Beaucoup de petits pas pour une remise en mains locales
En 1975, Fritz von Schulthess décide de confier les activités toujours plus nombreuses, qu’il a entretemps réunies dans une fondation, à une organisation professionnelle. Il choisit Helvetas, active dans le pays voisin, le Népal, depuis 1956 déjà. Plusieurs projets sont développés, à l’instar du poste sanitaire qui deviendra un hôpital. D’autres voient le jour, comme la création d’écoles et la formation d’enseignantes et d'enseignants indigènes. Certains projets, telle la fromagerie dans le Bumthang, sont privatisés ou délégués aux municipalités, comme les groupes forestiers communaux.
À ce jour, le pays compte plus de 600 groupes de ce genre, à l’instar de celui de Yeshi et de Gyem dans la vallée de Tang; chacun de ces groupes fonctionne comme une petite démocratie. Avec leurs structures, ils représentent un pilier important du Bhoutan, cette toute jeune démocratie d’à peine 15 ans, dont la Constitution stipule que 60% de sa superficie doit rester couverte de forêts et qui considère ces dernières comme une partie intégrante de son bonheur national brut. Sans doute aussi grâce à un roi clairvoyant qui a introduit la démocratie contre la volonté de sa population.

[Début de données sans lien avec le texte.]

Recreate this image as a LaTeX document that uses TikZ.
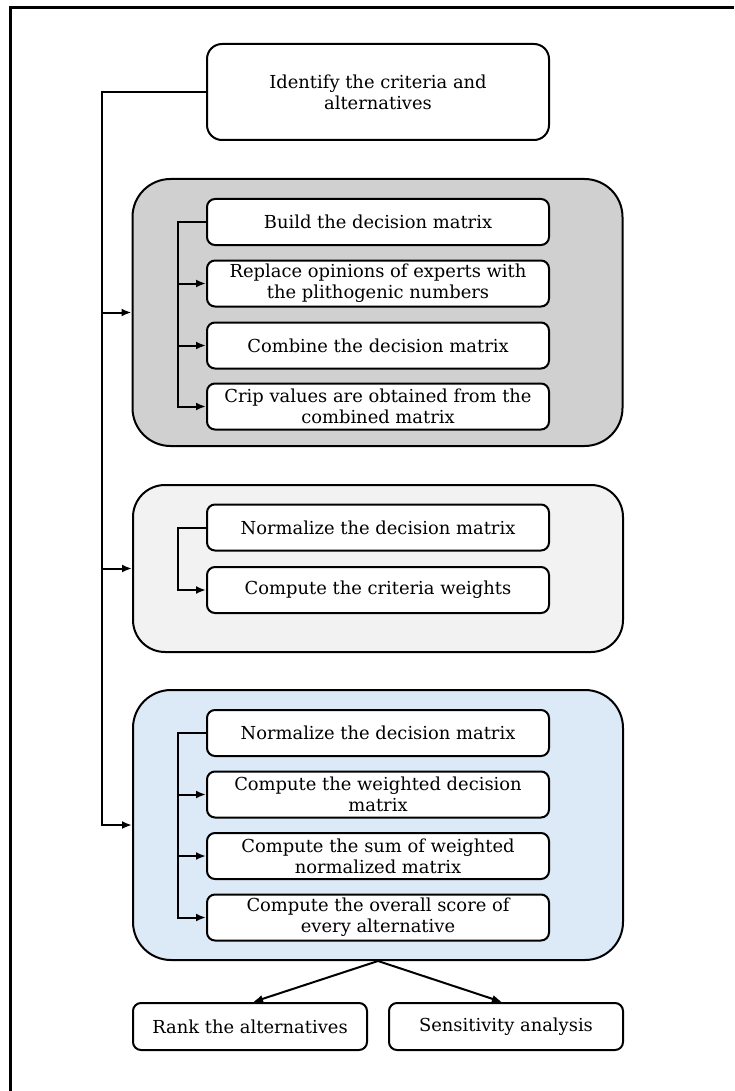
\documentclass[tikz,border=0pt]{standalone}
\usepackage{fontspec}
\setmainfont{DejaVu Serif}
\usetikzlibrary{arrows.meta}
\definecolor{gbox}{RGB}{208,208,208}
\definecolor{lbox}{RGB}{242,242,242}
\definecolor{bbox}{RGB}{220,233,246}
\begin{document}
\begin{tikzpicture}[x=1pt,y=-1pt,
  every node/.style={font=\fontsize{17.9}{21}\selectfont, align=center, inner sep=0pt},
  stepbox/.style={draw, line width=2pt, fill=white, rounded corners=8pt,
    minimum width=342pt, minimum height=46pt},
  topbox/.style={stepbox, rounded corners=15pt, minimum height=96pt},
  groupbox/.style={draw, line width=2pt, rounded corners=38pt, minimum width=490pt},
  endbox/.style={stepbox, minimum width=234pt, minimum height=47pt},
  conn/.style={line width=2pt},
  arr/.style={conn, -{Latex[length=10pt,width=8pt]}}]
\useasboundingbox (0,0) rectangle (734,1091);
% frame
\draw[line width=3pt] (10.5,1091) -- (10.5,7.5) -- (734,7.5);

\node[topbox] (top) at (378,92) {Identify the criteria and\\alternatives};

% grey group
\node[groupbox, fill=gbox, minimum height=267pt] (gray) at (377.5,312.5) {};
\node[stepbox] (g1) at (378,222) {Build the decision matrix};
\node[stepbox] (g2) at (378,283.5) {Replace opinions of experts with\\the plithogenic numbers};
\node[stepbox] (g3) at (378,345.5) {Combine the decision matrix};
\node[stepbox] (g4) at (378,406.5) {Crip values are obtained from the\\combined matrix};

% light group
\node[groupbox, fill=lbox, minimum height=167pt, rounded corners=32pt] (light) at (378,568.5) {};
\node[stepbox] (l1) at (378,527.5) {Normalize the decision matrix};
\node[stepbox] (l2) at (378,590) {Compute the criteria weights};

% blue group
\node[groupbox, fill=bbox, minimum height=270pt] (blue) at (378,825) {};
\node[stepbox] (b1) at (378,733) {Normalize the decision matrix};
\node[stepbox] (b2) at (378,794.5) {Compute the weighted decision\\matrix};
\node[stepbox] (b3) at (378,856) {Compute the sum of weighted\\normalized matrix};
\node[stepbox] (b4) at (378,917.5) {Compute the overall score of\\every alternative};

% bottom
\node[endbox] (rank) at (250,1026.5) {Rank the alternatives};
\node[endbox] (sens) at (506,1026.5) {Sensitivity analysis};

% outer trunk
\coordinate (tA) at (102,92);
\draw[arr] (top.west) -- (tA) |- (blue.west);
\draw[arr] (tA |- gray.west) -- (gray.west);
\draw[arr] (tA |- light.west) -- (light.west);

% grey inner trunk
\coordinate (gi) at (178,222);
\draw[arr] (g1.west) -- (gi) |- (g4.west);
\draw[arr] (gi |- g2.west) -- (g2.west);
\draw[arr] (gi |- g3.west) -- (g3.west);

% light inner trunk
\coordinate (li) at (178,527.5);
\draw[arr] (l1.west) -- (li) |- (l2.west);

% blue inner trunk
\coordinate (bi) at (178,733);
\draw[arr] (b1.west) -- (bi) |- (b4.west);
\draw[arr] (bi |- b2.west) -- (b2.west);
\draw[arr] (bi |- b3.west) -- (b3.west);

% outputs
\draw[arr] (blue.south) -- ([xshift=3pt]rank.north);
\draw[arr] (blue.south) -- ([xshift=-4pt]sens.north);
\end{tikzpicture}
\end{document}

Et Helvetas? À la lumière des développements prometteurs au Bhoutan, elle confiera bientôt la responsabilité des projets actuels et futurs à l’organisation locale LEAD+, actuellement mise sur pied par Tashi Pem et l’équipe d’Helvetas en place au Bhoutan. Son travail se fondera sur le savoir-faire et la précieuse expérience de 50 ans de coopération au développement tout en restant étroitement lié à Helvetas. Tashi Pem se dit un peu triste et nostalgique. «Mais c’est aussi l’aboutissement logique du formidable développement de notre pays au cours des dernières décennies.»
Tourisme durable
Au Bhoutan, le tourisme n’existe que depuis les années 1970. Pour éviter le tourisme de masse et protéger la nature et la culture, le nombre de visiteur·euses était contrôlé, jusqu’à la pandémie, grâce à un forfait journalier de 250 dollars US. Aujourd’hui, il s’élève à 100 dollars US afin de privilégier un développement durable du tourisme. Il faut y ajouter des frais auparavant couverts par le forfait plus élevé, notamment pour les hôtels et l’accompagnement obligatoire par un·e guide. Depuis peu, Helvetas s’engage aussi dans le tourisme durable au Bhoutan: dans la vallée de Haa, à l’extrême ouest du pays, elle soutient un office du tourisme géré par des jeunes de la vallée. Dans des ateliers, des personnes proposant des logements chez l’habitant, généralement des paysan·nes, apprennent à cuisiner pour des hôtes issus d’autres cultures et à communiquer sans langue commune. La région doit ainsi devenir une destination touristique qui profite à tout le monde: à la population rurale, aux communes, mais aussi aux voyageur·euses.